Ей хочется рассмеяться, послать манерного Драко, встать и уйти, но. Вместо этого она вцепляется тонкими пальцами в стакан с янтарным жидким ядом и опрокидывает жидкость в себя. Она знает, вечер искренностей, да ещё и приправленный алкоголем, ни к чему хорошему не приведёт. Но Мари упёртая и чертовски азартна— мысль о возможности задать Драко ещё один вопрос без права на ложь манит, и та скрипит зубами.
— Окей, и что, ты хочешь знать, как я попала в защитники? А ответ через постель уже не устроит? Тео подсуетился я имею в виду. — Мари следит за тем, как смеётся Драко, и думает, будет ли тот так смеяться, когда узнает всю историю? Мари тошно и муторно выталкивать из себя эти острые честные слова, но он же хотел. Хотел честности. Вскрываться, так всеми картами.
Слова горчат в горле, коньяк горчит на языке, горькая усмешка обжигает губы. Мари шумно выдыхает и поднимает пронизывающий свой, перепелино-крапчатый, искрящийся взгляд на Малфоя. Говорит так, не отрывая глаз. Про то, что ей надо освободить отца-маггла, про всю ее ответственность перед братьями, которые отдали жизни за то, чтобы она не узнала о том, что выбор давно сделали за нее. Про обещание Тео и потерю магии. Мари взмахивает палочкой и кричит Империус, кричит Авада, кричит, давясь всем этим — Левикорпус, Сектумсепра, Алохоморра, кричит детские заклинания вроде «Зайчик-зайчик, не ленись, а шнурочек завяжись». Драко трогает ее за руку, проверяя, действительно ли в ее руках палочка, действительно ли она пробует колдовать.
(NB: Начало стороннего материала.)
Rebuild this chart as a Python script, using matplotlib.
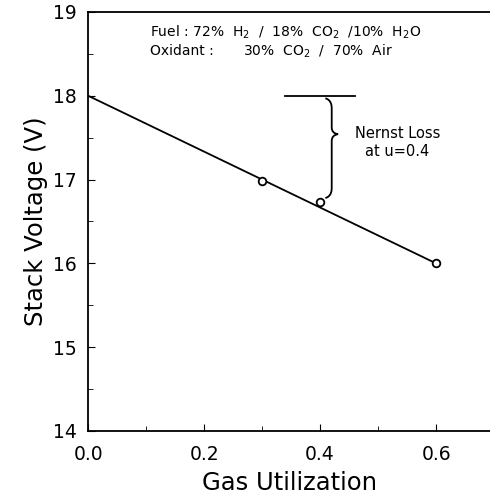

В этот наэлектризованный момент Мари кажется, что ему на грудь ставят раскалённый утюг. Вдохнуть не выходит, как ни старайся, а точки соприкосновения полыхают так, что прожигают мгновенно до пепла, и никакой огнетушитель уже не поможет. Мари так и смотрит испытующе на Драко, взгляда не отводит, не моргает почти.
Рука, которой Мари крепко, до побелевших костяшек пальцев, сжимает край палочки, судорожно дрожит от напряжения, и она выпускает теплое дерево из пальцев, позволяя палочке упасть вниз. Вместо этого она ощущает руки Драко на своих.
Губы дрожат, когда она пытается улыбнуться, и не может отделаться от мысли, что эту нежность она украла, не заслужила её, это милостыня, которую она, как попрошайка у белокаменных стен святого храма господня, получила, смачно приправленную жалостью. На деле же ещё мгновение — и в глазах, на губах, на кончиках этих едва ощутимо ласкающих пальцев будет искриться отвращение. Попрошаек никто не любит, их жалеют, их могут секундно приласкать, как бездомных животных. Не больше.